URBANA -- Police are increasing efforts to make the roads a safer place for everyone on them.
URBANA -- Police are increasing efforts to make the roads a safer place for everyone on them. A week ago, officers issued 22 notices to appear (NTA) in court to bike riders on campus. It's their way of showing traffic laws apply to them as well. WCIA-3's Gary Brode has more.

Police might stop a bike rider for not having a light, but that's usually just a warning. Running a red light, not stopping at a stop sign or not yielding to pedestrians will cost you.

"I've seen a lot of collisions on the quad all the time. It definitely is dangerous."

"I've seen bikers who kind of ignore the rules of the road and do whatever they want. For the most part, they don't get caught because police aren't around to patrol and penalize people for doing it."

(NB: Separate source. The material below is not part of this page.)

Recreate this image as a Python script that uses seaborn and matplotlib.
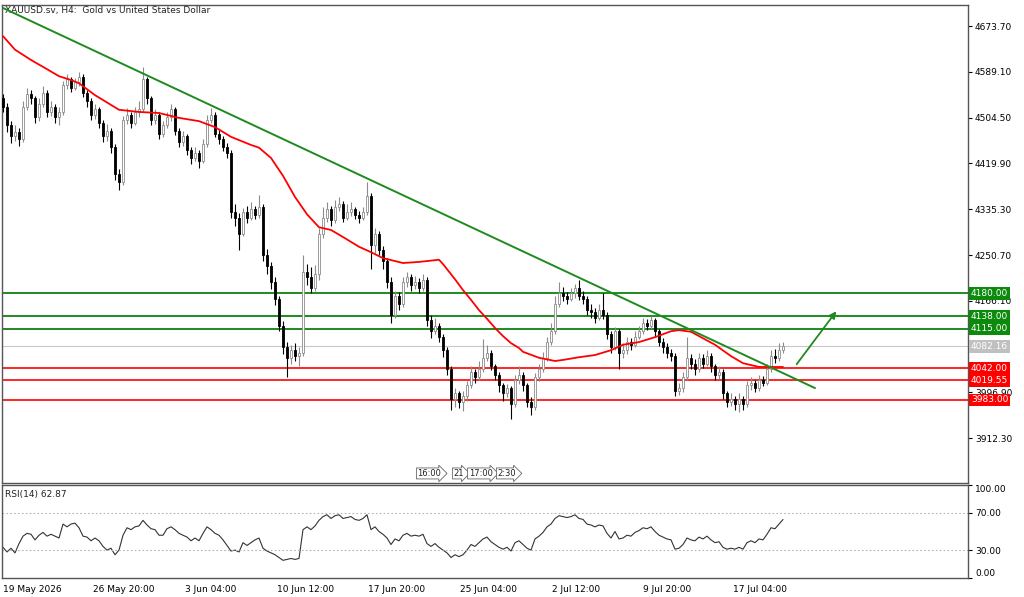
import numpy as np
import pandas as pd
import seaborn as sns
import matplotlib.pyplot as plt
from matplotlib.transforms import blended_transform_factory

sns.set_style('white')
plt.rcParams['font.family'] = ['DejaVu Sans']

# H4 candles (open of each bar = previous close)
first_open = 4540
closes = [4525, 4490, 4470, 4478, 4465, 4525, 4548, 4540, 4505, 4530,
          4550, 4515, 4525, 4505, 4515, 4565, 4575, 4560, 4570, 4580,
          4550, 4535, 4510, 4520, 4495, 4470, 4480, 4450, 4400, 4385,
          4500, 4510, 4495, 4515, 4520, 4575, 4540, 4500, 4510, 4475,
          4490, 4505, 4520, 4480, 4460, 4470, 4445, 4430, 4440, 4425,
          4455, 4500, 4510, 4475, 4465, 4450, 4440, 4330, 4320, 4290,
          4330, 4320, 4335, 4325, 4340, 4250, 4230, 4200, 4170, 4120,
          4080, 4060, 4075, 4065, 4070, 4220, 4210, 4190, 4215, 4290,
          4320, 4335, 4315, 4340, 4345, 4320, 4330, 4335, 4325, 4320,
          4330, 4360, 4270, 4290, 4260, 4240, 4200, 4140, 4175, 4160,
          4200, 4210, 4195, 4200, 4190, 4205, 4130, 4110, 4120, 4100,
          4075, 4040, 3985, 3995, 3980, 3990, 4010, 4035, 4025, 4040,
          4060, 4070, 4045, 4030, 4010, 3995, 4005, 3975, 4020, 4030,
          4010, 3980, 3970, 4025, 4040, 4060, 4090, 4110, 4160, 4180,
          4175, 4170, 4180, 4190, 4175, 4170, 4150, 4145, 4135, 4150,
          4140, 4105, 4080, 4110, 4070, 4075, 4090, 4085, 4100, 4110,
          4125, 4120, 4130, 4110, 4090, 4080, 4070, 4065, 4000, 4005,
          4025, 4060, 4050, 4040, 4060, 4050, 4065, 4045, 4030, 4035,
          3995, 3980, 3985, 3975, 3985, 3975, 4010, 4015, 4005, 4020,
          4015, 4040, 4065, 4060, 4075, 4082.16]
highs = [4548, 4532, 4498, 4490, 4485, 4535, 4560, 4556, 4545, 4540,
         4562, 4555, 4535, 4530, 4525, 4572, 4585, 4580, 4578, 4588,
         4585, 4556, 4540, 4530, 4525, 4500, 4492, 4485, 4455, 4410,
         4508, 4522, 4515, 4525, 4535, 4598, 4580, 4545, 4520, 4515,
         4498, 4515, 4530, 4525, 4485, 4480, 4475, 4450, 4450, 4445,
         4465, 4510, 4522, 4515, 4482, 4470, 4458, 4445, 4345, 4328,
         4338, 4342, 4348, 4342, 4362, 4345, 4262, 4238, 4210, 4175,
         4128, 4090, 4085, 4088, 4080, 4250, 4235, 4228, 4232, 4300,
         4340, 4348, 4342, 4352, 4358, 4350, 4345, 4348, 4340, 4332,
         4340, 4385, 4365, 4300, 4295, 4268, 4245, 4210, 4185, 4182,
         4210, 4220, 4215, 4212, 4208, 4215, 4210, 4140, 4135, 4125,
         4105, 4080, 4045, 4005, 4000, 4000, 4018, 4045, 4040, 4055,
         4095, 4085, 4075, 4050, 4035, 4015, 4012, 4008, 4030, 4045,
         4035, 4015, 3988, 4032, 4050, 4072, 4100, 4125, 4175, 4200,
         4192, 4182, 4190, 4198, 4205, 4185, 4175, 4160, 4152, 4160,
         4180, 4145, 4110, 4118, 4115, 4088, 4100, 4098, 4110, 4120,
         4135, 4132, 4138, 4135, 4115, 4098, 4088, 4078, 4070, 4015,
         4035, 4100, 4068, 4058, 4070, 4068, 4075, 4070, 4050, 4045,
         4040, 4000, 3995, 3990, 3995, 3990, 4018, 4025, 4020, 4030,
         4028, 4050, 4075, 4078, 4088, 4090]
lows = [4515, 4478, 4458, 4462, 4452, 4460, 4518, 4530, 4495, 4498,
        4525, 4505, 4508, 4495, 4490, 4510, 4558, 4552, 4555, 4562,
        4542, 4525, 4500, 4502, 4485, 4460, 4462, 4440, 4390, 4370,
        4380, 4492, 4485, 4490, 4505, 4515, 4530, 4490, 4492, 4465,
        4468, 4485, 4498, 4472, 4450, 4452, 4435, 4418, 4425, 4412,
        4420, 4450, 4495, 4468, 4455, 4442, 4430, 4320, 4305, 4260,
        4285, 4310, 4315, 4318, 4320, 4240, 4215, 4188, 4158, 4110,
        4068, 4025, 4050, 4055, 4045, 4065, 4195, 4180, 4185, 4205,
        4282, 4312, 4305, 4310, 4332, 4312, 4315, 4322, 4318, 4310,
        4315, 4325, 4225, 4255, 4250, 4225, 4190, 4125, 4135, 4150,
        4155, 4192, 4185, 4188, 4180, 4185, 4120, 4098, 4105, 4090,
        4062, 4030, 3965, 3970, 3968, 3962, 3982, 4005, 4015, 4020,
        4035, 4055, 4038, 4020, 3998, 3982, 3988, 3948, 3970, 4012,
        4000, 3970, 3955, 3965, 4018, 4035, 4055, 4085, 4105, 4155,
        4165, 4160, 4165, 4172, 4168, 4160, 4140, 4135, 4125, 4130,
        4132, 4095, 4070, 4075, 4040, 4060, 4068, 4075, 4080, 4095,
        4105, 4112, 4115, 4100, 4082, 4070, 4060, 4055, 3990, 3992,
        3998, 4020, 4040, 4030, 4035, 4042, 4045, 4035, 4020, 4022,
        3985, 3970, 3972, 3965, 3960, 3965, 3970, 4002, 3998, 4000,
        4008, 4010, 4035, 4052, 4055, 4070]

# red moving average, read at selected bars
ma_bar = [0, 3, 7, 11, 14, 17, 19, 23, 29, 34,
          39, 44, 49, 53, 57, 62, 64, 67, 70, 72,
          73, 76, 79, 82, 85, 89, 92, 95, 100, 104,
          109, 110, 113, 115, 117, 119, 121, 123, 125, 127,
          129, 130, 134, 138, 140, 144, 148, 152, 155, 159,
          163, 167, 169, 172, 174, 178, 182, 185, 189, 192, 195]
ma_vals = [4655, 4630, 4611, 4594, 4581, 4574, 4568, 4546, 4519, 4515,
           4513, 4504, 4498, 4487, 4469, 4454, 4449, 4430, 4397, 4371,
           4358, 4326, 4302, 4297, 4284, 4266, 4256, 4245, 4236, 4238,
           4242, 4234, 4206, 4186, 4168, 4149, 4133, 4116, 4101, 4088,
           4079, 4072, 4061, 4055, 4057, 4062, 4066, 4075, 4085, 4090,
           4099, 4110, 4112, 4109, 4101, 4085, 4064, 4051, 4044, 4044, 4044]

rsi_vals = [33, 28, 32, 27, 37, 45, 48, 47, 41, 46,
            49, 45, 47, 45, 43, 58, 55, 58, 59, 54,
            45, 44, 40, 43, 40, 34, 30, 32, 25, 30,
            46, 54, 52, 55, 56, 62, 57, 53, 52, 46,
            46, 53, 55, 52, 48, 46, 44, 40, 43, 40,
            48, 55, 52, 48, 46, 41, 35, 29, 30, 28,
            38, 35, 38, 41, 43, 32, 29, 27, 25, 22,
            19, 20, 21, 20, 21, 52, 55, 52, 56, 62,
            66, 68, 64, 67, 68, 64, 65, 66, 63, 62,
            64, 68, 52, 55, 50, 47, 43, 36, 42, 40,
            46, 48, 45, 46, 45, 47, 37, 34, 37, 33,
            30, 27, 22, 25, 23, 25, 30, 36, 34, 38,
            42, 44, 39, 36, 33, 31, 33, 29, 38, 40,
            36, 32, 30, 42, 45, 49, 55, 58, 64, 67,
            66, 65, 66, 68, 64, 63, 58, 57, 55, 57,
            56, 48, 43, 50, 42, 43, 46, 45, 49, 51,
            54, 53, 55, 50, 46, 44, 42, 41, 31, 32,
            36, 43, 41, 40, 44, 42, 45, 41, 38, 39,
            33, 31, 32, 31, 33, 31, 38, 40, 38, 42,
            41, 47, 54, 53, 58, 62.87]

green_levels = [4180.00, 4138.00, 4115.00]
red_levels = [4042.00, 4019.55, 3983.00]
last_price = 4082.16
trend_bar = [0, 203]
trend_vals = [4707, 4005]
arrow_bar = [198, 208.75]
arrow_vals = [4045, 4151]
price_ticks = [4673.70, 4589.10, 4504.50, 4419.90, 4335.30, 4250.70,
               4166.10, 3996.90, 3912.30]
rsi_ticks = [0, 30, 70, 100]
time_labels = ['19 May 2026', '26 May 20:00', '3 Jun 04:00', '10 Jun 12:00',
               '17 Jun 20:00', '25 Jun 04:00', '2 Jul 12:00', '9 Jul 20:00',
               '17 Jul 04:00']
vline_labels = ['16:00', '21', '17:00', '2:30']

# ---- layout ----
time_pos = [0, 22.5, 45.5, 68.5, 91.25, 114.25, 137.25, 160, 182.5]
vline_pos = [103.6, 112.6, 116.4, 123.6]
GREEN = '#1f8a1f'
RED = '#ff0000'
SPINE = '#555555'

n = len(closes)
bars = np.arange(n)
c = np.array(closes, dtype=float)
o = np.array([first_open] + closes[:-1], dtype=float)
h = np.array(highs, dtype=float)
l = np.array(lows, dtype=float)
up = c >= o

fig = plt.figure(figsize=(10.24, 5.97), dpi=100)
ax = fig.add_axes([2 / 1024, 1 - 483 / 597, 966 / 1024, 478 / 597])
ax2 = fig.add_axes([2 / 1024, 1 - 578 / 597, 966 / 1024, 93 / 597])

# candles
ax.vlines(bars[up], l[up], h[up], color='#8c8c8c', lw=0.8, zorder=3)
ax.vlines(bars[~up], l[~up], h[~up], color='black', lw=0.8, zorder=3)
ax.bar(bars[up], np.maximum(c[up] - o[up], 1.5), bottom=o[up], width=0.62,
       color='white', edgecolor='#8c8c8c', linewidth=0.6, zorder=4)
ax.bar(bars[~up], np.maximum(o[~up] - c[~up], 1.5), bottom=c[~up], width=0.62,
       color='black', edgecolor='black', linewidth=0.6, zorder=4)

# levels
for lv in green_levels:
    ax.axhline(lv, color=GREEN, lw=1.4, zorder=2)
for lv in red_levels:
    ax.axhline(lv, color=RED, lw=1.2, zorder=2)
ax.axhline(last_price, color='#c8c8c8', lw=0.8, zorder=1)

# moving average and trend line
ma_df = pd.DataFrame({'bar': ma_bar, 'ma': ma_vals})
sns.lineplot(data=ma_df, x='bar', y='ma', ax=ax, color=RED, lw=1.3, zorder=5)
ax.plot(trend_bar, trend_vals, color=GREEN, lw=1.4, zorder=5)
ax.annotate('', xy=(arrow_bar[1], arrow_vals[1]), xytext=(arrow_bar[0], arrow_vals[0]),
            arrowprops=dict(arrowstyle='-|>', color=GREEN, lw=1.3, mutation_scale=10),
            zorder=6)

ax.set_xlim(-0.25, 241.25)
ax.set_ylim(3829.7, 4712.5)
ax.set_xticks([])
ax.set_xlabel('')
ax.set_ylabel('')
ax.yaxis.tick_right()
ax.set_yticks(price_ticks)
ax.set_yticklabels([f'{v:.2f}' for v in price_ticks])
ax.tick_params(axis='y', direction='out', length=3, width=0.8, pad=2,
               labelsize=6.5, colors='black')
for sp in ax.spines.values():
    sp.set_color(SPINE)
    sp.set_linewidth(1)

ax.text(0.003, 0.997, 'XAUUSD.sv, H4:  Gold vs United States Dollar',
        transform=ax.transAxes, ha='left', va='top', fontsize=6.5, color='#222222')

# price boxes on the right axis
trans = blended_transform_factory(ax.transAxes, ax.transData)
for lv in green_levels:
    ax.text(1.003, lv, f'{lv:.2f}', transform=trans, ha='left', va='center',
            fontsize=6.5, color='white', clip_on=False, zorder=10,
            bbox=dict(boxstyle='square,pad=0.2', fc='#0b8a0b', ec='none'))
for lv in red_levels:
    ax.text(1.003, lv, f'{lv:.2f}', transform=trans, ha='left', va='center',
            fontsize=6.5, color='white', clip_on=False, zorder=10,
            bbox=dict(boxstyle='square,pad=0.2', fc='#ff0000', ec='none'))
ax.text(1.003, last_price, f'{last_price:.2f}', transform=trans, ha='left', va='center',
        fontsize=6.5, color='white', clip_on=False, zorder=10,
        bbox=dict(boxstyle='square,pad=0.2', fc='#c0c0c0', ec='none'))

# vertical line labels at the bottom of the price window
vtrans = blended_transform_factory(ax.transData, ax.transAxes)
for pos, lab in zip(vline_pos, vline_labels):
    ax.text(pos, 0.02, lab, transform=vtrans, ha='left', va='center', fontsize=6,
            color='#222222', zorder=10,
            bbox=dict(boxstyle='rarrow,pad=0.12', fc='white', ec='#666666', lw=0.6))

# RSI window
rsi_df = pd.DataFrame({'bar': bars, 'rsi': rsi_vals})
sns.lineplot(data=rsi_df, x='bar', y='rsi', ax=ax2, color='#333333', lw=0.8)
for lv in [70, 30]:
    ax2.axhline(lv, color='#b4b4b4', lw=0.8, ls=(0, (1.5, 2)))
ax2.set_xlim(-0.25, 241.25)
ax2.set_ylim(0, 100)
ax2.set_xlabel('')
ax2.set_ylabel('')
ax2.yaxis.tick_right()
ax2.set_yticks(rsi_ticks)
ax2.set_yticklabels([f'{v:.2f}' for v in rsi_ticks])
ylabs = ax2.get_yticklabels()
ylabs[0].set_va('bottom')
ylabs[-1].set_va('top')
ax2.tick_params(axis='y', direction='out', length=3, width=0.8, pad=2,
                labelsize=6.5, colors='black')
ax2.set_xticks(time_pos)
ax2.set_xticklabels(time_labels, ha='left')
ax2.tick_params(axis='x', direction='out', length=3, width=0.8, pad=2,
                labelsize=6.5, colors='black')
for sp in ax2.spines.values():
    sp.set_color(SPINE)
    sp.set_linewidth(1)
ax2.text(0.003, 0.95, 'RSI(14) 62.87', transform=ax2.transAxes, ha='left', va='top',
         fontsize=6.5, color='#222222')

fig.savefig('out.png', dpi=100)
plt.close(fig)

They are now. Officers are giving out notices to appear to law-breaking cyclists.

"You don't get a ticket. It's not reported to the state. It's a city ordinance violation."

That doesn't mean it won't hurt the wallet.

"At first, they were shocked. 'Why are you stopping me?' And we just explain to them, it's the same as a vehicle, when you're on the roadway, you have to follow the rules of the road."

It's $100 fine, but there is a way to avoid paying the full amount.

"They have the option of not having to pay the full fine and taking the test online."

It covers basic rules of the road for bike riders. Some students are in favor of the test.

"I would definitely do that as opposed to paying the $100 fine because it's cheaper and it would educate me about the rules, so I wouldn't be penalized again."

Since the beginning of 2013, police have written 147 NTA's.

"It definitely would stink to get a ticket, but sometimes, it has to be that way for people to learn the rules."

That's exactly what police hope will happen.

"We did see improvements. People started realizing they are going to enforce this. It's for the safety of everybody."

UI and Champaign police are also involved in bike safety, but haven't been as aggressive. Campus police issued one NTA and Champaign police have not yet started patrolling.